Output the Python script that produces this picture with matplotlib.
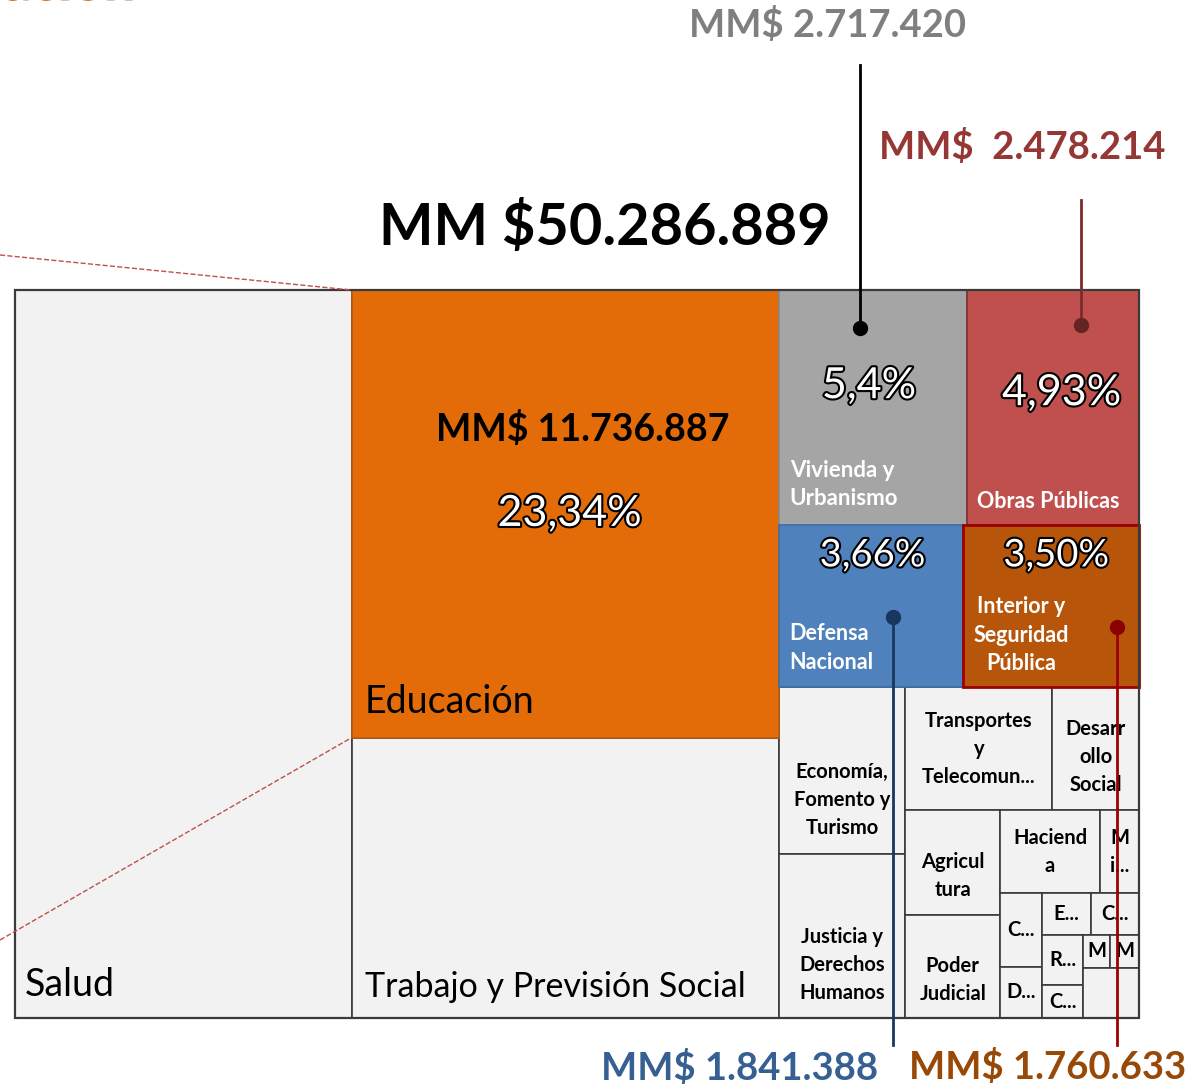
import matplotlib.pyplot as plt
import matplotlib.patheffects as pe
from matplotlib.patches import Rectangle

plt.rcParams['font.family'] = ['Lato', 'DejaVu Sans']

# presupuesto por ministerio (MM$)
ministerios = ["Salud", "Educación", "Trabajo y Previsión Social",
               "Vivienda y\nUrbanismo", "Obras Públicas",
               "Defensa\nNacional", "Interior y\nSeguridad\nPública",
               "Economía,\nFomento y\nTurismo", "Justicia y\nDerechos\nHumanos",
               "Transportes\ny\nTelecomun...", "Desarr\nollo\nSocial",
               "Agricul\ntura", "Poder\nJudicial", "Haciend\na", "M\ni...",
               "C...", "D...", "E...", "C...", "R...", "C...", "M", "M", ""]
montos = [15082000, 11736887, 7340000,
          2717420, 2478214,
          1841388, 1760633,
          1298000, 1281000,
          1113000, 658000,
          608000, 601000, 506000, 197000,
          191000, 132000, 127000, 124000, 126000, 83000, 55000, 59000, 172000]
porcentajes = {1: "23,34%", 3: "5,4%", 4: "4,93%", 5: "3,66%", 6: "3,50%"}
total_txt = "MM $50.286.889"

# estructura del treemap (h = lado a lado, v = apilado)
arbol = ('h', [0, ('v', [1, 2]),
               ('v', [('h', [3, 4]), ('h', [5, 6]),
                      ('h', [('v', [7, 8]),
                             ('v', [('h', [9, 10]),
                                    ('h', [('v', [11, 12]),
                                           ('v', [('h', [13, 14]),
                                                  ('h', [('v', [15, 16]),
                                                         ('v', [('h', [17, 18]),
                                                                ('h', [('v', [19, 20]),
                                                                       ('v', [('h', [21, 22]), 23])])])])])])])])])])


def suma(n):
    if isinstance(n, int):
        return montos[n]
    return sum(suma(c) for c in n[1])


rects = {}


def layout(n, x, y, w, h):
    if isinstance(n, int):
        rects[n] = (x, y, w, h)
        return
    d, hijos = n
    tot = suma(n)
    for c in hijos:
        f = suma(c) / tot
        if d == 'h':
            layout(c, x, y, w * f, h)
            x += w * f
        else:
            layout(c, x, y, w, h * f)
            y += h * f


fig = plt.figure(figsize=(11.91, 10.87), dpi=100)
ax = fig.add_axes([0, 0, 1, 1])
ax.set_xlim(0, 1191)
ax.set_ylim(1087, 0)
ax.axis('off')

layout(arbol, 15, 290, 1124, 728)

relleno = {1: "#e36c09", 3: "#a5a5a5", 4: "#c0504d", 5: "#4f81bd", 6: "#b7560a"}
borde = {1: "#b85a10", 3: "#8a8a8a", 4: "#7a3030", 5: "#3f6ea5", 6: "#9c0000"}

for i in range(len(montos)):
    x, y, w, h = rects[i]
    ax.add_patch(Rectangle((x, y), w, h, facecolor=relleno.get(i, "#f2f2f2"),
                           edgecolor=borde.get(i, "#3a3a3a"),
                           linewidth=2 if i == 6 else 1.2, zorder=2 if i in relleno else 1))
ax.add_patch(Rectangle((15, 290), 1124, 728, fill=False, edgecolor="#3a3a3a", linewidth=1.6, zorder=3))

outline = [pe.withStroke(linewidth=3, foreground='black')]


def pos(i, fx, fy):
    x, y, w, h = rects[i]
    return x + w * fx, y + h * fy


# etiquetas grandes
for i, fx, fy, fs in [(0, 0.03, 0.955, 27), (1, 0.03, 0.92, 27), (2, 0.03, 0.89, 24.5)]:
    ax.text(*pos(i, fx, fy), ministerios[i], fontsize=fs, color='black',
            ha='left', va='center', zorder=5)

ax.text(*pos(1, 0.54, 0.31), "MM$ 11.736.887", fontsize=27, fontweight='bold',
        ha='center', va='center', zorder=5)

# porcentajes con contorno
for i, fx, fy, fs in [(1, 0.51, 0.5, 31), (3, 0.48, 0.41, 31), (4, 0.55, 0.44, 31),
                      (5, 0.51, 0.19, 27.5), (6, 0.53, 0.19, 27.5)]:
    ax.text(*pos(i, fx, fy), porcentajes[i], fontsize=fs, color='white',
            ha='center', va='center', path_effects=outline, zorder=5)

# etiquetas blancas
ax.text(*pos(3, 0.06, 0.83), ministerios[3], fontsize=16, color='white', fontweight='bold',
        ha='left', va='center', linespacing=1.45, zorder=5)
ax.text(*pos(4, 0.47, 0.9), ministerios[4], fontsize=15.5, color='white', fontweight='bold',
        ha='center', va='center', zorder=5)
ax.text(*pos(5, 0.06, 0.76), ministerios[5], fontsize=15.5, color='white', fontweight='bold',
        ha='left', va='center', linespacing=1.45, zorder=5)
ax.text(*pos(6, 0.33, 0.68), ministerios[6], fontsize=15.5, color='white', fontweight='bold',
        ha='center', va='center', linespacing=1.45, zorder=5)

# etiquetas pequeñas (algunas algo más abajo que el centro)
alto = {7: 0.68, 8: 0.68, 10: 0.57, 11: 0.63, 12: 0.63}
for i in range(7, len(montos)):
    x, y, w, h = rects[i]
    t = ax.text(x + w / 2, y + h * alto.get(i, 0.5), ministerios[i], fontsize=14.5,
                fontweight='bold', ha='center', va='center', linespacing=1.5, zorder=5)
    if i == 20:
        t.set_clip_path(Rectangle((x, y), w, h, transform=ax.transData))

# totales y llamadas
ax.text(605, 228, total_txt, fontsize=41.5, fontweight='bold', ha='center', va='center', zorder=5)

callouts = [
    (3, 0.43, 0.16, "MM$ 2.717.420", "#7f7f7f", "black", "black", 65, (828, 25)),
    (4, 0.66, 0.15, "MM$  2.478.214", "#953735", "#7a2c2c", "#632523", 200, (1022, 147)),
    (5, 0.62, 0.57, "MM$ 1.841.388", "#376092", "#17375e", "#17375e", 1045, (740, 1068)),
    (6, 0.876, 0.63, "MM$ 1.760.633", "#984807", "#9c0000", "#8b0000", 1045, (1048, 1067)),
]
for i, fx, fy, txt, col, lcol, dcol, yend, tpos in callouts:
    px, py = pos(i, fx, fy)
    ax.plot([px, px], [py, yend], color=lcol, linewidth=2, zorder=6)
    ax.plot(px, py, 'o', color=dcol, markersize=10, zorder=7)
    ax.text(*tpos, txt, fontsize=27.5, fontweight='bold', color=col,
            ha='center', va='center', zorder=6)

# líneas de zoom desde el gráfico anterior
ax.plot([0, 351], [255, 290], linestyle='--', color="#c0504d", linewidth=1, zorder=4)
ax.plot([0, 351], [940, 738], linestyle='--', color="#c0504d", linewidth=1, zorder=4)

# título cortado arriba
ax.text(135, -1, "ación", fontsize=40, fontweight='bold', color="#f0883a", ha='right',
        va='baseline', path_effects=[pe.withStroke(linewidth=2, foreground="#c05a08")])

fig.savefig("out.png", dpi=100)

◇ ◇ ◇

Transcribe exactly, with no pictures, the lines running from the first line of the material through the line holding "plt.rcParams['font.family'] = ['Lato', 'DejaVu".

**WORKED SOLUTION:**
Output the Python script that produces this picture with matplotlib.
import matplotlib.pyplot as plt
import matplotlib.patheffects as pe
from matplotlib.patches import Rectangle

plt.rcParams['font.family'] = ['Lato', 'DejaVu Sans']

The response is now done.